In addition to the ongoing challenge of direct digital preservation there are other related activities that are crucial to this effort. Lots of things, actually – that are not directly “preservation” activities but do affect the digital preservation end result. Things such as metadata – which I’d like to focus on here, and using music as a specific example.
To preserve anything, you have to first be able to find or “access” the item, and the item is only findable if it has accurate information, or metadata attached. This is the kind of information listed in library catalog records, on web-based music services, or any number of searchable listings. It’s of course true for any subject area, but as a musician and former staffer of the Library’s Music Division the accessibility of music, of classical music in particular, is of special interest to me. Whatever the subject, a common challenge exists: how to find the exact historic item among many similar ones.
Music metadata includes information such as composer, artist, title, genre, date, etc. So, what are the challenges in “identifying” this music? Sometimes, due to the many changes or interpretations over time, the specific “title” of a musical work may match up in two different sources, but the “opus” numbers won’t. Or, sometimes the title itself will be listed a bit differently, especially if there is a translation involved. Sometimes one composer’s name has two or more different spellings (“Tchaikovsky” vs. “Chaikovsky”) which can make it difficult to find all listings through a search. The list goes on.

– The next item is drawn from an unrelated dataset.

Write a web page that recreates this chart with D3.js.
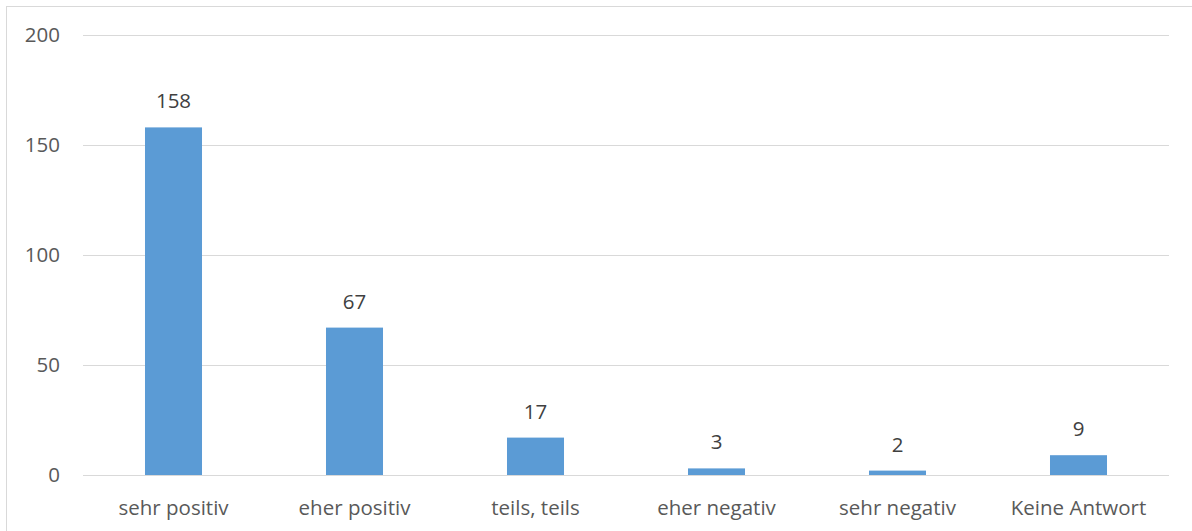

Of course, once an item is in digital form, the goal is to have an electronic record with some sort of unique identifier (an ID number) attached. But you still have to be sure that particular item is the one you are looking for.
Now, let’s say the metadata is consistent for a given item. (We can dream, can’t we?) But, what about the tool used to find or “access” it? This next round of confusion is brought on by the digital download, and the fact that many download services are pop-music centric. So you might download a recording of a Mozart string quartet onto a smart phone or any other digital device and instead of seeing a listing by “Mozart”, the individual tracks/movements would be listed by the performing group instead. This makes it hard to search for a specific work by Mozart, or any other composer for that matter.
We can’t recommend specific commercial download services, but, there are some out there now designed to handle the multi-movement, composer oriented nature of classical music. So, things are looking up there.
Also, there are some ongoing technical efforts underway in the library and archiving communities, whose members are doing the important work needed to provide solutions for these challenges. To mention a couple – the music information retrieval community, “ISMIR” (active for over 10 years), and “DDEX“, the Digital Data Exchange.
This is really just the tip of the iceberg when talking about challenges in searching for music. The bottom line is, before you can preserve anything, you need to be able to identify, then access, whatever it is you’re trying to preserve.